Money to Be Made Through Effective Contract Management

Purchasing is garnering increased attention from top management due to its substantial impact on profitability and supply chain performance. The purchasing process encompasses six key steps: specification, supplier selection, contracting, ordering, expediting, and follow-up. In this article, I delve deeper into the third step: contracting.

Once a supplier has been selected, the next stage involves drafting a contract. Approximately 70-80% of business transactions are formalised through contracts, yet they often slip from memory until issues arise. What should a contract cover? Vital components include price and terms of delivery, payment terms, penalty clauses, and other conditions.

Contracts can take various forms, including fixed-price contracts, fixed-price plus incentive fee contracts, cost-plus contracts, and cost-reimbursable contracts. Escalation clauses are also common to account for major cost adjustments due to external factors like fuel prices, currency exchange rates, and commodity prices.

Payment terms for capital goods, services, and works often involve multiple instalments, typically based on the supplier’s performance or deliverables met. In cases of advanced payments to suppliers, it’s advisable to secure a bank guarantee whereby the supplier commits to fulfilling their obligations.

Regarding goods delivery, contracts stipulate that deliveries must meet product specifications, be free from defects, and comply with relevant legal and governmental regulations. Penalty clauses based on performance guarantees, warranty periods, and end-of-life removal and collection responsibilities may also be included.

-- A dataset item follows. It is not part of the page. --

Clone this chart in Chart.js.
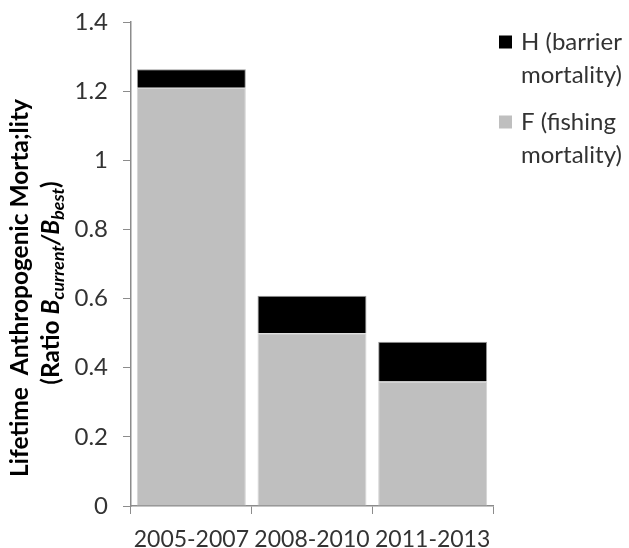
<!DOCTYPE html>
<html>
<head>
<meta charset="utf-8">
<script src="https://cdn.jsdelivr.net/npm/chart.js@4/dist/chart.umd.min.js"></script>
<style>
  html, body { margin: 0; padding: 0; background: #ffffff; }
  #wrap { width: 629px; height: 548px; }
</style>
</head>
<body>
<div id="wrap"><canvas id="c" width="629" height="548"></canvas></div>
<script>
// ---- data ----
const categories = ["2005-2007", "2008-2010", "2011-2013"];
const fishingF = [1.21, 0.50, 0.36];      // F (fishing mortality), bottom segment
const barrierH = [0.053, 0.108, 0.115];   // H (barrier mortality), top segment
const yTicks = [0, 0.2, 0.4, 0.6, 0.8, 1, 1.2, 1.4];
const seriesLabels = {
  H: ["H (barrier", "mortality)"],
  F: ["F (fishing", "mortality)"]
};

const FONT = "Lato, 'Noto Sans', sans-serif";
const TEXT = "#333333";
const AXIS = "#8c8c8c";

// Custom y-axis title (with italic subscripts) drawn rotated
const yTitlePlugin = {
  id: 'yTitle',
  afterDraw(chart) {
    const ctx = chart.ctx;
    const cy = 288;
    ctx.save();
    ctx.fillStyle = '#000';
    ctx.textBaseline = 'alphabetic';
    ctx.translate(28, cy);
    ctx.rotate(-Math.PI / 2);
    const line1 = "Lifetime  Anthropogenic Morta;lity";
    let fs = 20;
    ctx.font = "bold " + fs + "px " + FONT;
    const w1 = ctx.measureText(line1).width;
    fs = fs * 378 / w1;
    ctx.font = "bold " + fs + "px " + FONT;
    ctx.textAlign = 'center';
    ctx.fillText(line1, 0, 0);
    ctx.restore();

    const big = fs;
    const small = fs * 0.72;
    const runs = [
      { t: "(Ratio ", f: "bold " + big + "px " + FONT, dy: 0 },
      { t: "B", f: "italic bold " + big + "px " + FONT, dy: 0 },
      { t: "current", f: "italic bold " + small + "px " + FONT, dy: big * 0.22 },
      { t: "/", f: "italic bold " + big + "px " + FONT, dy: 0 },
      { t: "B", f: "italic bold " + big + "px " + FONT, dy: 0 },
      { t: "best", f: "italic bold " + small + "px " + FONT, dy: big * 0.22 },
      { t: ")", f: "bold " + big + "px " + FONT, dy: 0 }
    ];
    ctx.save();
    ctx.translate(59, cy - 5);
    ctx.rotate(-Math.PI / 2);
    ctx.textAlign = 'left';
    let total = 0;
    runs.forEach(r => { ctx.font = r.f; r.w = ctx.measureText(r.t).width; total += r.w; });
    let x = -total / 2;
    runs.forEach(r => { ctx.font = r.f; ctx.fillText(r.t, x, r.dy); x += r.w; });
    ctx.restore();
  }
};

// Custom legend with two-line labels on the right
const legendPlugin = {
  id: 'sideLegend',
  afterDraw(chart) {
    const ctx = chart.ctx;
    const ds = chart.data.datasets;
    const items = [
      { color: ds[1].backgroundColor, lines: seriesLabels.H, y: 42 },
      { color: ds[0].backgroundColor, lines: seriesLabels.F, y: 122 }
    ];
    ctx.save();
    ctx.font = "24px " + FONT;
    ctx.textBaseline = 'middle';
    ctx.textAlign = 'left';
    items.forEach(it => {
      ctx.fillStyle = it.color;
      ctx.fillRect(499, it.y - 6.5, 13, 13);
      ctx.fillStyle = TEXT;
      it.lines.forEach((ln, i) => ctx.fillText(ln, 521, it.y + i * 33));
    });
    ctx.restore();
  }
};

new Chart(document.getElementById('c'), {
  type: 'bar',
  data: {
    labels: categories,
    datasets: [
      {
        label: "F (fishing mortality)",
        data: fishingF,
        backgroundColor: '#bfbfbf',
        borderColor: '#d4d4d4',
        borderWidth: 1,
        barPercentage: 0.903,
        categoryPercentage: 1.0
      },
      {
        label: "H (barrier mortality)",
        data: barrierH,
        backgroundColor: '#000000',
        borderColor: '#9a9a9a',
        borderWidth: 1,
        barPercentage: 0.903,
        categoryPercentage: 1.0
      }
    ]
  },
  options: {
    responsive: false,
    animation: false,
    devicePixelRatio: 1,
    layout: { padding: { top: 22, right: 136, left: 0, bottom: 0 } },
    plugins: {
      legend: { display: false },
      tooltip: { enabled: false },
      title: { display: false }
    },
    scales: {
      x: {
        stacked: true,
        grid: { drawOnChartArea: false, drawTicks: true, tickLength: 8, color: AXIS, offset: true },
        border: { display: true, color: AXIS, width: 1.5 },
        ticks: { color: TEXT, font: { family: FONT, size: 23 }, padding: 12, maxRotation: 0, autoSkip: false },
        afterFit(scale) { scale.height = 42; scale.paddingLeft = 0; scale.paddingRight = 0; }
      },
      y: {
        stacked: true,
        min: 0,
        max: 1.4,
        afterBuildTicks(scale) { scale.ticks = yTicks.map(v => ({ value: v })); },
        grid: { drawOnChartArea: false, drawTicks: true, tickLength: 8, color: AXIS },
        border: { display: true, color: AXIS, width: 1.5 },
        ticks: {
          color: TEXT,
          font: { family: FONT, size: 24 },
          padding: 15,
          callback: (v) => String(Math.round(v * 10) / 10)
        },
        afterFit(scale) { scale.width = 131; scale.paddingTop = 0; scale.paddingBottom = 0; }
      }
    }
  },
  plugins: [yTitlePlugin, legendPlugin]
});
</script>
</body>
</html>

In international trade, essential commercial conditions are defined by incoterms. These terms clarify delivery responsibilities between buyers and sellers, encompassing transport, customs clearance, and transport-related risks. It’s crucial to expressly include incoterms in contracts rather than assume them.

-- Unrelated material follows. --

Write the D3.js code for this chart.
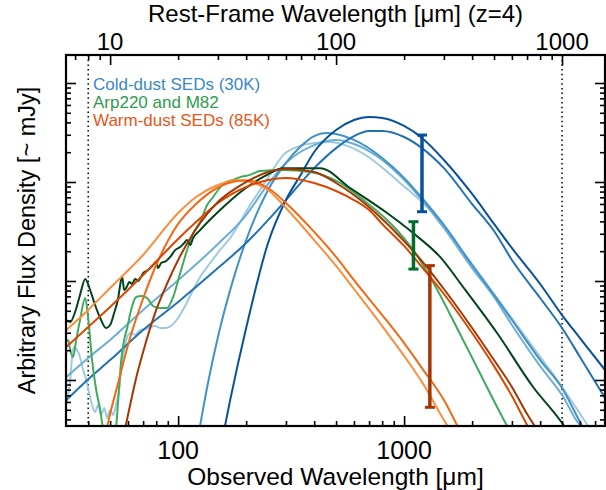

In the public sector, public organisations may access a shared contract database, facilitating the utilisation of superior contracts, negotiation of new contracts with overlapping suppliers, and replication of existing contracts.


Lessons Learned

Following contract closure, a common issue is underutilisation or incorrect usage of contracts. Reasons vary from departments being unaware of existing contracts to contracts not meeting their needs or being rendered unusable.

Over time, many organisations find diminishing returns from existing contracts. Possible causes include poorly arranged contract responsibilities, lack of clarity regarding supplier duties, payments for underutilised services, and insufficient historical insight. Resistance to change, unmonitored supplier performance, delayed information, or unknown savings may perpetuate non-performing contracts within organisations.

Contracts may become outdated as needs evolve, suppliers falter, better deals emerge, or contracts expire or go missing. However, terminating contracts due to poor performance warrants caution, as another division within the company may re-engage the same supplier.

Effective contract management necessitates ongoing monitoring and active management in alignment with agreed terms. Notably, savings between 5 to 10 percent of purchasing value can be achieved through contract cataloguing and cleanup alone. In other words, there’s money to be made!